Just when you thought the movement toward bar soap was slowing down, enter shampoo and conditioner bars. These bottle-free alternatives diminish plastic waste while promising 100 washes without crowding your shower shelf. Intrigued by its eco-friendly nature, yet skeptical of its ability to fully cleanse and moisturize, I decided to give hair bar soap a go.
Here are the good, the interesting, and the unexpected parts of swapping out traditional hair care for bar soap to decide if the switch is right for you.
Coming from a naturally curly hair perspective, I entered my bar soap journey with very low expectations. I couldn’t fathom how a small bar of soap could yield enough product to completely clean and moisturize thick hair on the drier side. However, I was pleasantly surprised.

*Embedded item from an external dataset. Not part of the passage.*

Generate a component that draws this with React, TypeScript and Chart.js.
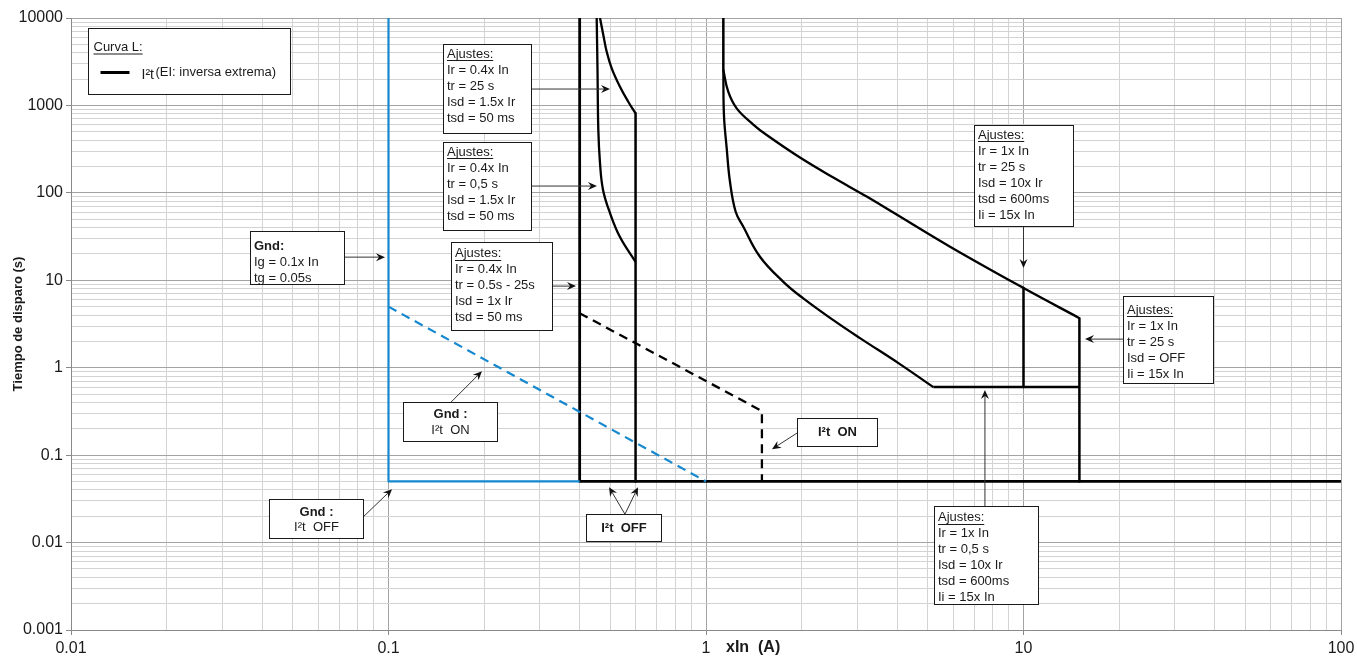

After wetting Kitsch’s clarifying shampoo bar and rubbing between my palms, I worked up enough product to target my scalp. This bar had a mild lather compared to my usual shampoo, which gets really soapy. In fact, low to no lather shampoos are better for curly and dry hair as they don’t strip strands of necessary moisture. Grateful for the little lather, I targeted my scalp and let the excess product flow through the rest of my strands as I rinsed.
Usually my hair needs a major dose of conditioner after shampooing to combat the ensuing dryness. However, my hair felt surprisingly soft and hydrated, which I attribute to the formula’s rich blend of castor oil and essential oils.
Feeling pleasantly surprised by this shampoo experience, I was feeling hopeful about conditioning…
After running the conditioner bar under water and lathering a bit, I instantly knew I was in for a challenge. I couldn’t seem to get any product. This launched a small battle between me versus the bar, as I vigorously scrubbed to extract something I hoped would look like my usual conditioner.
Slowly but surely (and with much patience), the bar began to soften, and I worked up the milky formula. I applied the small amount to my ends, then commenced the lathering process again. It came to a point where I just began running the bar throughout my hair, using a painting motion from root to tip.
Once I felt like I had enough product, I began to detangle. If you don’t detangle your hair prior to showering and rely on a significant amount of conditioner to loosen knots, this bar may not be right for you.
Luckily, I had detangled my strands before showering, which I believe considerably eased the process. Although I didn’t use as much conditioner as usual, my hair retained airy hydration, which I attributed to the bar’s coconut oil and shea butter ingredients.
I stored the bar in mesh beauty bar bags for proper airflow. However, I also tried drying the bars and storing them back in the original perforated box. I was surprised at how nicely they dried without creating residue.
After using the shampoo bar, I noticed that my hair had softened with a light level of moisture that didn’t weigh down my curls. The sulfate-free, low lather nature of the shampoo bar helped preserve my hair’s natural moisture levels and also thoroughly cleaned my scalp. I came to the realization that it’s time to swap out my bottle of shampoo for this eco-friendly version that actually works better for my hair type.
While I don’t think I can fully break up with my go-to conditioner, I can cut down on use (and save $$) by co-washing with the conditioning bar. Curly hair doesn’t need to be shampooed each time you enter the shower, in fact doing so strips strands of natural oils, leaving hair more prone to breakage. The conditioning bar inspired me to incorporate more co-washes into my routine for lightweight hydration that gives my curls a midweek pick-me-up.
The verdict: If you’re looking for an eco-friendly and economical way to achieve completely cleansed results with balanced hydration (and you have the patience to lather up), give shampoo and conditioner bars a try!